What this tells is us that no standard of evidence is necessary when a group of Arabs and/or Muslims are accused of engaging in terrorism. Any photo a man with dark hair, brown skin and an Arab or an Arab-sounding name attached to it will do for a suspect. This is the low standard of evidence the Pioneer Press apparently needs to put publish 19 names with 16 photos on the front page of a Sunday edition of the paper with stories about the S11 hijackings. Why won't most of the U.S. media publish Fiske's sympathetic but yet hard hitting piece about highjacking suspect Jarrah's family (Fiske does not spare the suspect's family any tough questions in his interview)?
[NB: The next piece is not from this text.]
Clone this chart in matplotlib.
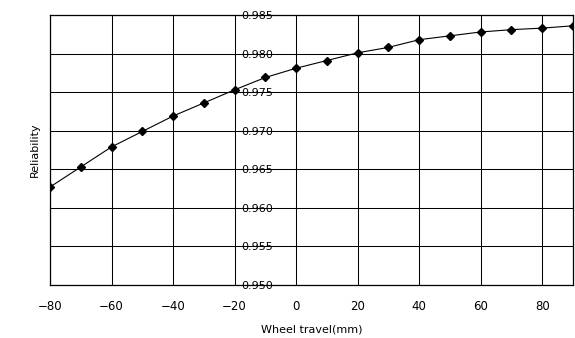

Fiske's article on Jarrah's family portrays Arabs as human and understandably defensive about the role any family member may have played in such horrific crimes. This is the kind of reporting that doesn't seem to be allowed in the media once the FBI starts naming the names of suspects in a terrorist crime, and all of the names turn out to be Arabs.
On the editorial page of the same edition of the Pioneer Press appeared an op-ed by editor Walker Lundy titled, "Mr. Bush: Show us the 'hard evidence' against bin Laden." Lundy's column is a rare, reasoned piece of journalism in the war mongering media these days, with many pundits stating that they don't really care what country gets bombed or how many innocents get killed in retaliatory U.S. bombings for the S11 terror attacks. Lundy makes the reasonable observation that President Bush's statements about having evidence that Osama bin Laden was the mastermind behind the S11 terror attacks are long on bombast and short on any hard evidence. It's quite ironic then that the same edition of the Pioneer Press would contain a front page feature that reads like little more than a badly researched FBI most wanted bulletin, helping make asses out of Lundy and the rest of the editorial staff at the paper.